# Source material
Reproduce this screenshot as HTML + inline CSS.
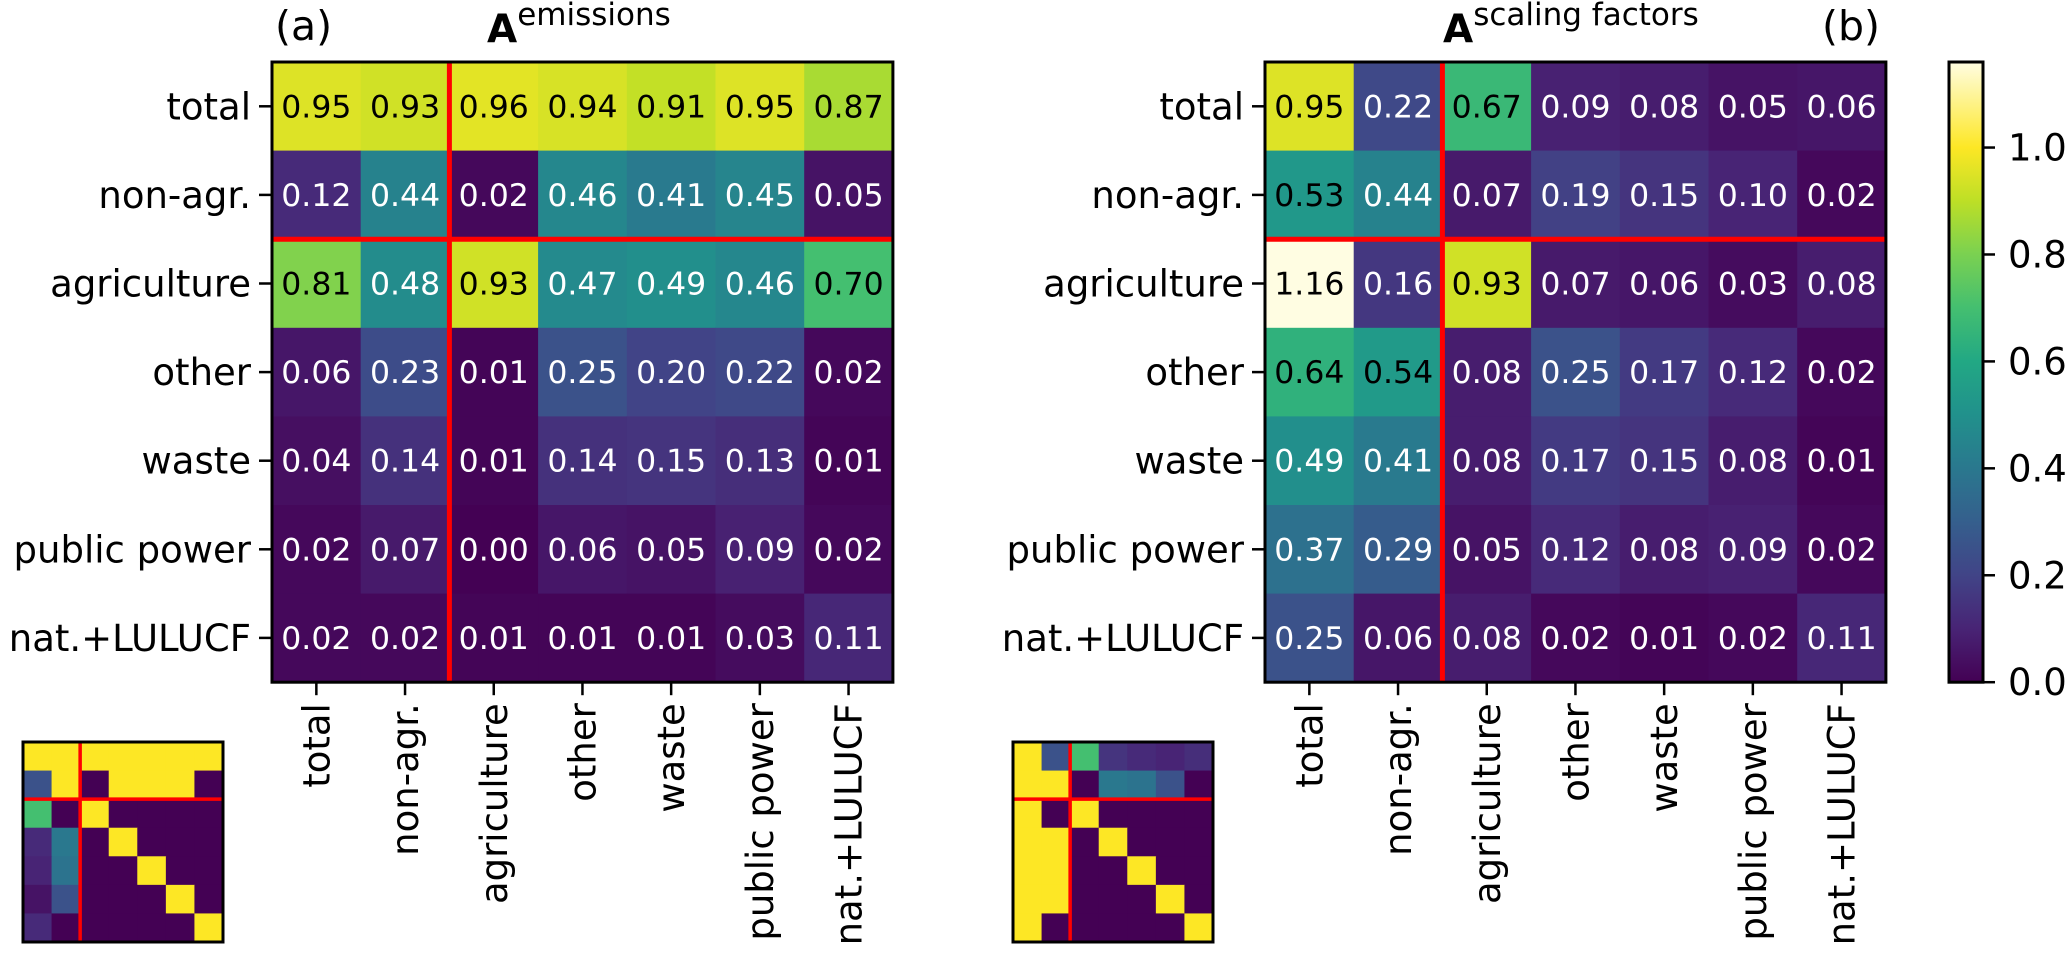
<!DOCTYPE html>
<html><head><meta charset="utf-8"><style>
html,body{margin:0;padding:0;background:#fff}
svg{display:block}
text{font-family:"DejaVu Sans","Liberation Sans",sans-serif}
</style></head><body>
<svg id="fig" width="2067" height="955" viewBox="0 0 2067 955" xmlns="http://www.w3.org/2000/svg">
<text x="275" y="40" font-size="41">(a)</text>
<text x="487" y="42" font-size="39" font-weight="bold">A<tspan dy="-17" font-size="31" font-weight="normal">emissions</tspan></text>
<text x="1443" y="42" font-size="39" font-weight="bold">A<tspan dy="-17" font-size="31" font-weight="normal">scaling factors</tspan></text>
<text x="1822" y="40" font-size="41">(b)</text>
</svg>
<script>
const categories = ["total","non-agr.","agriculture","other","waste","public power","nat.+LULUCF"];
const emissionsValues = [
 [0.95,0.93,0.96,0.94,0.91,0.95,0.87],
 [0.12,0.44,0.02,0.46,0.41,0.45,0.05],
 [0.81,0.48,0.93,0.47,0.49,0.46,0.70],
 [0.06,0.23,0.01,0.25,0.20,0.22,0.02],
 [0.04,0.14,0.01,0.14,0.15,0.13,0.01],
 [0.02,0.07,0.00,0.06,0.05,0.09,0.02],
 [0.02,0.02,0.01,0.01,0.01,0.03,0.11]];
const scalingValues = [
 [0.95,0.22,0.67,0.09,0.08,0.05,0.06],
 [0.53,0.44,0.07,0.19,0.15,0.10,0.02],
 [1.16,0.16,0.93,0.07,0.06,0.03,0.08],
 [0.64,0.54,0.08,0.25,0.17,0.12,0.02],
 [0.49,0.41,0.08,0.17,0.15,0.08,0.01],
 [0.37,0.29,0.05,0.12,0.08,0.09,0.02],
 [0.25,0.06,0.08,0.02,0.01,0.02,0.11]];
const thumbEmissions = [
 [1,1,1,1,1,1,1],
 [0.25,1,0,1,1,1,0],
 [0.7,0,1,0,0,0,0],
 [0.12,0.4,0,1,0,0,0],
 [0.1,0.38,0,0,1,0,0],
 [0.05,0.25,0,0,0,1,0],
 [0.12,0,0,0,0,0,1]];
const thumbScaling = [
 [1,0.25,0.7,0.15,0.12,0.1,0.13],
 [1,1,0,0.4,0.38,0.25,0],
 [1,0,1,0,0,0,0],
 [1,1,0,1,0,0,0],
 [1,1,0,0,1,0,0],
 [1,1,0,0,0,1,0],
 [1,0,0,0,0,0,1]];
const colorbarTicks = [0.0,0.2,0.4,0.6,0.8,1.0];
const vmax = 1.16;

const NS="http://www.w3.org/2000/svg";
const svg=document.getElementById('fig');
function mk(tag,attrs,parent){const e=document.createElementNS(NS,tag);for(const k in attrs)e.setAttribute(k,attrs[k]);(parent||svg).appendChild(e);return e;}

const stops=[[0,'#440154'],[0.1,'#482475'],[0.2,'#414487'],[0.3,'#355f8d'],[0.4,'#2a788e'],[0.5,'#21918c'],[0.6,'#22a884'],[0.7,'#44bf70'],[0.8,'#7ad151'],[0.9,'#bddf26'],[1.0,'#fde725'],[1.16,'#fffde2']];
function hex(h){return [1,3,5].map(i=>parseInt(h.substr(i,2),16));}
function cmap(v){
  v=Math.max(0,Math.min(vmax,v));
  for(let i=0;i<stops.length-1;i++){
    const [a,ca]=stops[i],[b,cb]=stops[i+1];
    if(v<=b){const t=(v-a)/(b-a);const A=hex(ca),B=hex(cb);
      return 'rgb('+A.map((x,j)=>Math.round(x+(B[j]-x)*t)).join(',')+')';}
  }
  return stops[stops.length-1][1];
}

const gridTop=62, cellH=88.6, cellW=88.7, n=7;
function heatmap(left, values, name){
  const g=mk('g',{});
  
  
  const xs=c=>left+c*cellW, ys=r=>gridTop+r*cellH;
  values.forEach((row,r)=>row.forEach((v,c)=>{
    const rc=mk('rect',{x:xs(c),y:ys(r),width:cellW+0.6,height:cellH+0.6,fill:cmap(v)},g);
    
    
    const t=mk('text',{x:xs(c)+cellW/2,y:ys(r)+cellH/2+11,'text-anchor':'middle','font-size':31.5,fill:v>0.5?'#000':'#fff'},g);
    t.textContent=v.toFixed(2);
    
    
  }));
  mk('line',{x1:xs(2),x2:xs(2),y1:gridTop,y2:ys(7),stroke:'#ff0000','stroke-width':5},g);
  mk('line',{x1:left,x2:xs(7),y1:ys(2),y2:ys(2),stroke:'#ff0000','stroke-width':5},g);
  mk('rect',{x:left,y:gridTop,width:n*cellW,height:n*cellH,fill:'none',stroke:'#000','stroke-width':3},g);
  categories.forEach((lab,i)=>{
    const cy=ys(i)+cellH/2;
    mk('line',{x1:left-13,x2:left,y1:cy,y2:cy,stroke:'#000','stroke-width':2.5},g);
    const t=mk('text',{x:left-21,y:cy+13,'text-anchor':'end','font-size':37,fill:'#000'},g);
    t.textContent=lab;
    
    
    const cx=xs(i)+cellW/2, by=ys(7);
    mk('line',{x1:cx,x2:cx,y1:by,y2:by+13,stroke:'#000','stroke-width':2.5},g);
    const t2=mk('text',{x:0,y:0,'text-anchor':'end','font-size':37,fill:'#000',transform:'translate('+(cx+13)+','+(by+21)+') rotate(-90)'},g);
    t2.textContent=lab;
    
    
  });
}
heatmap(272, emissionsValues, 'heatmap-emissions');
heatmap(1265, scalingValues, 'heatmap-scaling-factors');

function thumb(left,topY,values,name){
  const g=mk('g',{});
  
  
  const s=200/7;
  values.forEach((row,r)=>row.forEach((v,c)=>{
    mk('rect',{x:left+c*s,y:topY+r*s,width:s+0.5,height:s+0.5,fill:cmap(v)},g);
  }));
  mk('line',{x1:left+2*s,x2:left+2*s,y1:topY,y2:topY+200,stroke:'#ff0000','stroke-width':3.5},g);
  mk('line',{x1:left,x2:left+200,y1:topY+2*s,y2:topY+2*s,stroke:'#ff0000','stroke-width':3.5},g);
  mk('rect',{x:left,y:topY,width:200,height:200,fill:'none',stroke:'#000','stroke-width':3},g);
}
thumb(23,742,thumbEmissions,'thumbnail-emissions');
thumb(1013,742,thumbScaling,'thumbnail-scaling');

const defs=mk('defs',{});
const lg=mk('linearGradient',{id:'cb',x1:0,y1:1,x2:0,y2:0},defs);
stops.forEach(([v,c])=>mk('stop',{offset:v/vmax,'stop-color':c},lg));
const cbL=1949,cbW=34,cbBot=gridTop+n*cellH,cbH=n*cellH;
const cb=mk('g',{});


mk('rect',{x:cbL,y:gridTop,width:cbW,height:cbH,fill:'url(#cb)',stroke:'#000','stroke-width':3},cb);
const cby=v=>cbBot-v/vmax*cbH;
colorbarTicks.forEach(v=>{
  mk('line',{x1:cbL+cbW,x2:cbL+cbW+12,y1:cby(v),y2:cby(v),stroke:'#000','stroke-width':2.5},cb);
  const t=mk('text',{x:cbL+cbW+25,y:cby(v)+13,'font-size':37,fill:'#000'},cb);
  t.textContent=v.toFixed(1);
  
  
});
</script>
</body></html>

# Set task
Write the listing above out again exactly, dropping each image.

# Solution
Reproduce this screenshot as HTML + inline CSS.
<!DOCTYPE html>
<html><head><meta charset="utf-8"><style>
html,body{margin:0;padding:0;background:#fff}
svg{display:block}
text{font-family:"DejaVu Sans","Liberation Sans",sans-serif}
</style></head><body>
<svg id="fig" width="2067" height="955" viewBox="0 0 2067 955" xmlns="http://www.w3.org/2000/svg">
<text x="275" y="40" font-size="41">(a)</text>
<text x="487" y="42" font-size="39" font-weight="bold">A<tspan dy="-17" font-size="31" font-weight="normal">emissions</tspan></text>
<text x="1443" y="42" font-size="39" font-weight="bold">A<tspan dy="-17" font-size="31" font-weight="normal">scaling factors</tspan></text>
<text x="1822" y="40" font-size="41">(b)</text>
</svg>
<script>
const categories = ["total","non-agr.","agriculture","other","waste","public power","nat.+LULUCF"];
const emissionsValues = [
 [0.95,0.93,0.96,0.94,0.91,0.95,0.87],
 [0.12,0.44,0.02,0.46,0.41,0.45,0.05],
 [0.81,0.48,0.93,0.47,0.49,0.46,0.70],
 [0.06,0.23,0.01,0.25,0.20,0.22,0.02],
 [0.04,0.14,0.01,0.14,0.15,0.13,0.01],
 [0.02,0.07,0.00,0.06,0.05,0.09,0.02],
 [0.02,0.02,0.01,0.01,0.01,0.03,0.11]];
const scalingValues = [
 [0.95,0.22,0.67,0.09,0.08,0.05,0.06],
 [0.53,0.44,0.07,0.19,0.15,0.10,0.02],
 [1.16,0.16,0.93,0.07,0.06,0.03,0.08],
 [0.64,0.54,0.08,0.25,0.17,0.12,0.02],
 [0.49,0.41,0.08,0.17,0.15,0.08,0.01],
 [0.37,0.29,0.05,0.12,0.08,0.09,0.02],
 [0.25,0.06,0.08,0.02,0.01,0.02,0.11]];
const thumbEmissions = [
 [1,1,1,1,1,1,1],
 [0.25,1,0,1,1,1,0],
 [0.7,0,1,0,0,0,0],
 [0.12,0.4,0,1,0,0,0],
 [0.1,0.38,0,0,1,0,0],
 [0.05,0.25,0,0,0,1,0],
 [0.12,0,0,0,0,0,1]];
const thumbScaling = [
 [1,0.25,0.7,0.15,0.12,0.1,0.13],
 [1,1,0,0.4,0.38,0.25,0],
 [1,0,1,0,0,0,0],
 [1,1,0,1,0,0,0],
 [1,1,0,0,1,0,0],
 [1,1,0,0,0,1,0],
 [1,0,0,0,0,0,1]];
const colorbarTicks = [0.0,0.2,0.4,0.6,0.8,1.0];
const vmax = 1.16;

const NS="http://www.w3.org/2000/svg";
const svg=document.getElementById('fig');
function mk(tag,attrs,parent){const e=document.createElementNS(NS,tag);for(const k in attrs)e.setAttribute(k,attrs[k]);(parent||svg).appendChild(e);return e;}

const stops=[[0,'#440154'],[0.1,'#482475'],[0.2,'#414487'],[0.3,'#355f8d'],[0.4,'#2a788e'],[0.5,'#21918c'],[0.6,'#22a884'],[0.7,'#44bf70'],[0.8,'#7ad151'],[0.9,'#bddf26'],[1.0,'#fde725'],[1.16,'#fffde2']];
function hex(h){return [1,3,5].map(i=>parseInt(h.substr(i,2),16));}
function cmap(v){
  v=Math.max(0,Math.min(vmax,v));
  for(let i=0;i<stops.length-1;i++){
    const [a,ca]=stops[i],[b,cb]=stops[i+1];
    if(v<=b){const t=(v-a)/(b-a);const A=hex(ca),B=hex(cb);
      return 'rgb('+A.map((x,j)=>Math.round(x+(B[j]-x)*t)).join(',')+')';}
  }
  return stops[stops.length-1][1];
}

const gridTop=62, cellH=88.6, cellW=88.7, n=7;
function heatmap(left, values, name){
  const g=mk('g',{});
  
  
  const xs=c=>left+c*cellW, ys=r=>gridTop+r*cellH;
  values.forEach((row,r)=>row.forEach((v,c)=>{
    const rc=mk('rect',{x:xs(c),y:ys(r),width:cellW+0.6,height:cellH+0.6,fill:cmap(v)},g);
    
    
    const t=mk('text',{x:xs(c)+cellW/2,y:ys(r)+cellH/2+11,'text-anchor':'middle','font-size':31.5,fill:v>0.5?'#000':'#fff'},g);
    t.textContent=v.toFixed(2);
    
    
  }));
  mk('line',{x1:xs(2),x2:xs(2),y1:gridTop,y2:ys(7),stroke:'#ff0000','stroke-width':5},g);
  mk('line',{x1:left,x2:xs(7),y1:ys(2),y2:ys(2),stroke:'#ff0000','stroke-width':5},g);
  mk('rect',{x:left,y:gridTop,width:n*cellW,height:n*cellH,fill:'none',stroke:'#000','stroke-width':3},g);
  categories.forEach((lab,i)=>{
    const cy=ys(i)+cellH/2;
    mk('line',{x1:left-13,x2:left,y1:cy,y2:cy,stroke:'#000','stroke-width':2.5},g);
    const t=mk('text',{x:left-21,y:cy+13,'text-anchor':'end','font-size':37,fill:'#000'},g);
    t.textContent=lab;
    
    
    const cx=xs(i)+cellW/2, by=ys(7);
    mk('line',{x1:cx,x2:cx,y1:by,y2:by+13,stroke:'#000','stroke-width':2.5},g);
    const t2=mk('text',{x:0,y:0,'text-anchor':'end','font-size':37,fill:'#000',transform:'translate('+(cx+13)+','+(by+21)+') rotate(-90)'},g);
    t2.textContent=lab;
    
    
  });
}
heatmap(272, emissionsValues, 'heatmap-emissions');
heatmap(1265, scalingValues, 'heatmap-scaling-factors');

function thumb(left,topY,values,name){
  const g=mk('g',{});
  
  
  const s=200/7;
  values.forEach((row,r)=>row.forEach((v,c)=>{
    mk('rect',{x:left+c*s,y:topY+r*s,width:s+0.5,height:s+0.5,fill:cmap(v)},g);
  }));
  mk('line',{x1:left+2*s,x2:left+2*s,y1:topY,y2:topY+200,stroke:'#ff0000','stroke-width':3.5},g);
  mk('line',{x1:left,x2:left+200,y1:topY+2*s,y2:topY+2*s,stroke:'#ff0000','stroke-width':3.5},g);
  mk('rect',{x:left,y:topY,width:200,height:200,fill:'none',stroke:'#000','stroke-width':3},g);
}
thumb(23,742,thumbEmissions,'thumbnail-emissions');
thumb(1013,742,thumbScaling,'thumbnail-scaling');

const defs=mk('defs',{});
const lg=mk('linearGradient',{id:'cb',x1:0,y1:1,x2:0,y2:0},defs);
stops.forEach(([v,c])=>mk('stop',{offset:v/vmax,'stop-color':c},lg));
const cbL=1949,cbW=34,cbBot=gridTop+n*cellH,cbH=n*cellH;
const cb=mk('g',{});


mk('rect',{x:cbL,y:gridTop,width:cbW,height:cbH,fill:'url(#cb)',stroke:'#000','stroke-width':3},cb);
const cby=v=>cbBot-v/vmax*cbH;
colorbarTicks.forEach(v=>{
  mk('line',{x1:cbL+cbW,x2:cbL+cbW+12,y1:cby(v),y2:cby(v),stroke:'#000','stroke-width':2.5},cb);
  const t=mk('text',{x:cbL+cbW+25,y:cby(v)+13,'font-size':37,fill:'#000'},cb);
  t.textContent=v.toFixed(1);
  
  
});
</script>
</body></html>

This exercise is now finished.